La loi allemande, adoptée en octobre 1994, est entrée en vigueur le 1 er janvier 1999, tandis que la loi espagnole, adoptée en juillet 2003, entrera en vigueur le 1 er septembre 2004.

b) La Grande-Bretagne et l'Australie ont instauré de nouvelles procédures, qui facilitent la sauvegarde de l'entreprise, tandis que la Nouvelle-Zélande envisage de s'inspirer de l'exemple australien

Jusqu'à l'adoption de la loi de 1986 sur l'insolvabilité, le droit anglais des procédures collectives organisait principalement la liquidation. Avec la loi de 1986, deux nouvelles procédures, l'« arrangement volontaire » et l'« administration », ont vu le jour . Grâce à la première, les entreprises qui ont des difficultés financières peuvent négocier avec leurs créanciers un compromis adapté aux circonstances. L'administration, quant à elle, permet de confier temporairement la gestion de l'entreprise à un administrateur extérieur, qui étudie les solutions possibles, parmi lesquelles l'arrangement volontaire. Depuis leur introduction, les deux procédures de l'arrangement volontaire et de l'administration ont été modifiées, de façon à faciliter le redressement des entreprises viables. Ainsi, la dernière réforme de l'administration, adoptée en 2002, hiérarchise les objectifs de la procédure : la loi énonce explicitement que la survie de l'entreprise en constitue le but premier.

L'Australie , où les entreprises en difficulté ont traditionnellement la possibilité de conclure avec les créanciers un accord, qui doit être homologué par le tribunal pour devenir exécutoire, a introduit en 1993 une procédure d'administration, dite « administration volontaire » . Depuis lors, la plupart des redressements s'effectuent grâce à cette nouvelle procédure.
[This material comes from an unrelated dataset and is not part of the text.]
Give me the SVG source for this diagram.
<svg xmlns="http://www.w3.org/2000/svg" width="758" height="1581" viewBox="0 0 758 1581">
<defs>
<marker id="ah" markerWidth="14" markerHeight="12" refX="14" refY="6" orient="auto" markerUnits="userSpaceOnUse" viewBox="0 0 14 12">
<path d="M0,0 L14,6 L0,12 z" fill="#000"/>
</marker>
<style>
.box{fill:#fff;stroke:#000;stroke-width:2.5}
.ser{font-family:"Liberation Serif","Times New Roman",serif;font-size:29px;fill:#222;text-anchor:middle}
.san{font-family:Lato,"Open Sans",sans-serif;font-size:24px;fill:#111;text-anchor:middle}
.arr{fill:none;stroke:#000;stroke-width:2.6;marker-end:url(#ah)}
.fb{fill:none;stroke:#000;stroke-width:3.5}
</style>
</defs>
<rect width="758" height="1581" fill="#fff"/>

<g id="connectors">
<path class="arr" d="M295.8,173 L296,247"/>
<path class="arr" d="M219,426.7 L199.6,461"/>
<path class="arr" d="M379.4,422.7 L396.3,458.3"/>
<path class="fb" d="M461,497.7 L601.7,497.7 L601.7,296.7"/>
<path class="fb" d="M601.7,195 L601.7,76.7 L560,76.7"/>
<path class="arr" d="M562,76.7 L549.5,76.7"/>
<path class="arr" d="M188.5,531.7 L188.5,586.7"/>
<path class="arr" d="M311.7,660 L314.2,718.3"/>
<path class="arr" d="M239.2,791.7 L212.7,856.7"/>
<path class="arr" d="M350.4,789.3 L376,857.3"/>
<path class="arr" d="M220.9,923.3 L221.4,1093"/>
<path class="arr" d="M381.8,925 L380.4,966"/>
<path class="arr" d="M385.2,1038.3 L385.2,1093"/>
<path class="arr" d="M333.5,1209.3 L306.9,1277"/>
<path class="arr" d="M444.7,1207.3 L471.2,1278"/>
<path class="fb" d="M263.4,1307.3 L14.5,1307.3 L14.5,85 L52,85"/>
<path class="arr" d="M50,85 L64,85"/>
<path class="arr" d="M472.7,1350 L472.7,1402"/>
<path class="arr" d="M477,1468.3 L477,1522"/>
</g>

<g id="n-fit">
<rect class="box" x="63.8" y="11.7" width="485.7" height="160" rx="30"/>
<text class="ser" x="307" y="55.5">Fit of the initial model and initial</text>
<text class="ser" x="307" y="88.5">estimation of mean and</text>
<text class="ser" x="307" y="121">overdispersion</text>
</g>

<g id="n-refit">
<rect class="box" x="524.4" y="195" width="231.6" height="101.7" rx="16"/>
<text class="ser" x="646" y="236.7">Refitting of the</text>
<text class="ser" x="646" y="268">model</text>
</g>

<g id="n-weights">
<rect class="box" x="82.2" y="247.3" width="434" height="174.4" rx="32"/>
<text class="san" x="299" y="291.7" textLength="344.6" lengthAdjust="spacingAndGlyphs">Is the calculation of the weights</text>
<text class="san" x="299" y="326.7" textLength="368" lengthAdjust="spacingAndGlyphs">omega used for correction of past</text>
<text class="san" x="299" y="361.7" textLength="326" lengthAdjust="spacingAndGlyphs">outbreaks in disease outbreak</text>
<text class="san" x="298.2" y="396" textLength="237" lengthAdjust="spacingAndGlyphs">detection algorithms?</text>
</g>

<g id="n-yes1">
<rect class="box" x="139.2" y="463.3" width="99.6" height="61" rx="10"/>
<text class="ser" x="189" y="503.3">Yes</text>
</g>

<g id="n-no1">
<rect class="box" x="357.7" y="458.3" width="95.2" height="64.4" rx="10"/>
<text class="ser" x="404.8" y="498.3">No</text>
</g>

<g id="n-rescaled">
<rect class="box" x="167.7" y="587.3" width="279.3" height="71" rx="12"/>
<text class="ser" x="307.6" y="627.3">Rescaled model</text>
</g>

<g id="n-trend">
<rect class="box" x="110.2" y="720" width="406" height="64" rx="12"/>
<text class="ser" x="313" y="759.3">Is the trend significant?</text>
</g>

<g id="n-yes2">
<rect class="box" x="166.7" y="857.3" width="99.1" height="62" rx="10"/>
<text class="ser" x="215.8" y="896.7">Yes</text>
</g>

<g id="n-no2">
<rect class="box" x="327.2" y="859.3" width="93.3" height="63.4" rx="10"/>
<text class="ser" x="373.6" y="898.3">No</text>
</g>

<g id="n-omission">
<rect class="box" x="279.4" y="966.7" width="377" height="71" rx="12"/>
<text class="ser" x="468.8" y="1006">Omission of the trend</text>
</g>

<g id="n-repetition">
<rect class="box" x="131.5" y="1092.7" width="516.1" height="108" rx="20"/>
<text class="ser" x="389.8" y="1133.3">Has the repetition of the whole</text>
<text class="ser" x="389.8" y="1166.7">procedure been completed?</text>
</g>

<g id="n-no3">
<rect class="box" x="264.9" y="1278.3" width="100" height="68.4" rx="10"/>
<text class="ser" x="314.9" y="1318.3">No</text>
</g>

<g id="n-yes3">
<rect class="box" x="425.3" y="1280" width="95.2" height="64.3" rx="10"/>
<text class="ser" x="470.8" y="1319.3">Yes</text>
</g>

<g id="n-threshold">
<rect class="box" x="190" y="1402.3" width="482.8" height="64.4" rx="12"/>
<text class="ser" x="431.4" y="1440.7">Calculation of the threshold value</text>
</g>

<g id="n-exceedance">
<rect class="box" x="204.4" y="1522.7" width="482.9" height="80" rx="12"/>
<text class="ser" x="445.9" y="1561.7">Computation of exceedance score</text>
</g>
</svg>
La Nouvelle-Zélande , après avoir institué en 1993 une procédure permettant aux débiteurs de conclure un accord avec leurs créanciers en dehors de toute intervention judiciaire , envisage d'adopter un dispositif analogue à l'administration volontaire australienne . Un avant-projet de loi a du reste été présenté en avril 2004.

c) Les modifications adoptées au Canada ont permis d'améliorer le fonctionnement des procédures de redressement et les changements envisagés en Australie ainsi qu'aux Pays-Bas poursuivent le même but

Au Canada, la loi sur les arrangements avec les créanciers des compagnies, qui détermine le cadre dans lequel les entreprises les plus importantes négocient un plan de restructuration avec les créanciers et qui est souvent considérée comme l' équivalent du chapitre 11 , a été réformée en 1997 , tandis que la loi sur la faillite et l'insolvabilité, qui s'applique indépendamment de la taille des entreprises et qui permet d'organiser la sauvegarde ou la liquidation des entreprises, l'a été en 1992 et 1997. Dans les deux cas, les modifications ont consisté en une amélioration des dispositions régissant la réorganisation.

Le législateur australien devrait s'engager prochainement dans une voie similaire : la réforme des dispositions relatives aux entreprises en difficulté fait actuellement l'objet de consultations, qui portent particulièrement sur les moyens à mettre en oeuvre pour renforcer l'efficacité de la procédure de l'administration volontaire .

De même, aux Pays-Bas , le projet de modification de la loi de 1893 sur la faillite a été déposé à la chambre basse en août 2000. Il vise à transformer en procédure de réorganisation à part entière le sursis des paiements , grâce auquel un débiteur peut obtenir du tribunal un délai pour régler ses créanciers.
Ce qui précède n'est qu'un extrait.